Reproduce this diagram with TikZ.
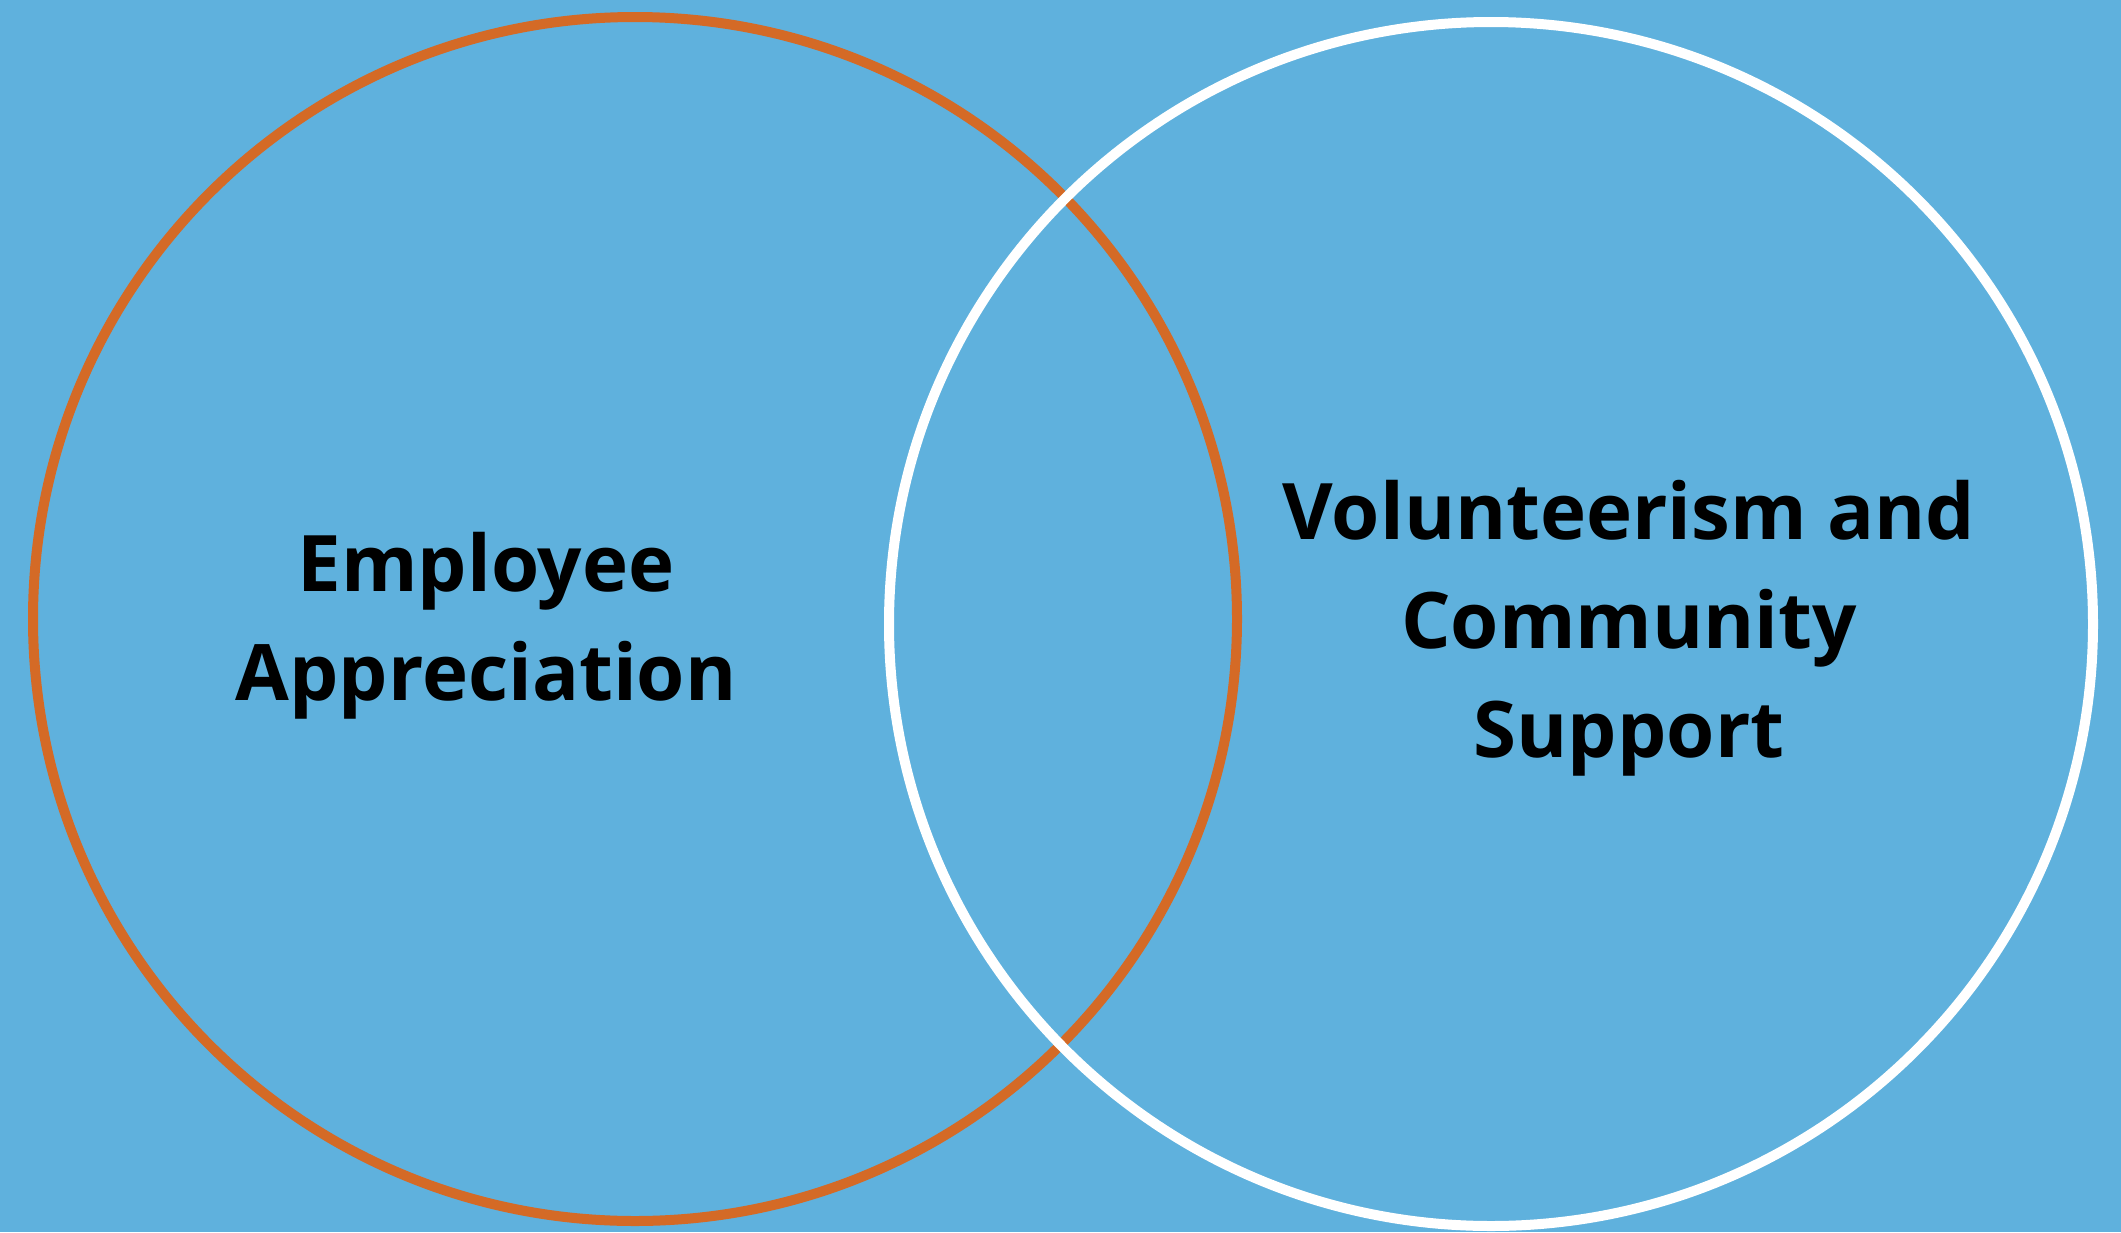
\documentclass[tikz,border=0pt]{standalone}
\usepackage{fontspec}
\setmainfont{Open Sans}
\usepackage{tikz}
\definecolor{skyblue}{RGB}{95,177,221}
\definecolor{rust}{RGB}{212,106,38}

\begin{document}
\begin{tikzpicture}[x=.5pt,y=-.5pt]
          % venn
          \useasboundingbox (0,0) rectangle (2121,1232);
          \fill[skyblue] (0,0) rectangle (2121,1232);
          \draw[rust, line width=5pt] (635,619) circle (602);
          \draw[white, line width=5pt] (1491,624) circle (602);
          \node (appr) at (486,626) [align=center, inner sep=0pt,
            font=\fontsize{39}{54.5}\selectfont\bfseries] {Employee\\Appreciation};
          \node (volun) at (1629,628) [align=center, inner sep=0pt,
            font=\fontsize{39}{54.5}\selectfont\bfseries] {Volunteerism and\\Community\\Support};
        \end{tikzpicture}
\end{document}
=-=-=-=-=
TASK GOAL
Strip out the pictures and quote the remaining data word for word.

SOLUTION TO THE PROBLEM
Reproduce this diagram with TikZ.
\documentclass[tikz,border=0pt]{standalone}
\usepackage{fontspec}
\setmainfont{Open Sans}
\usepackage{tikz}
\definecolor{skyblue}{RGB}{95,177,221}
\definecolor{rust}{RGB}{212,106,38}

\begin{document}
\begin{tikzpicture}[x=.5pt,y=-.5pt]
          % venn
          \useasboundingbox (0,0) rectangle (2121,1232);
          \fill[skyblue] (0,0) rectangle (2121,1232);
          \draw[rust, line width=5pt] (635,619) circle (602);
          \draw[white, line width=5pt] (1491,624) circle (602);
          \node (appr) at (486,626) [align=center, inner sep=0pt,
            font=\fontsize{39}{54.5}\selectfont\bfseries] {Employee\\Appreciation};
          \node (volun) at (1629,628) [align=center, inner sep=0pt,
            font=\fontsize{39}{54.5}\selectfont\bfseries] {Volunteerism and\\Community\\Support};
        \end{tikzpicture}
\end{document}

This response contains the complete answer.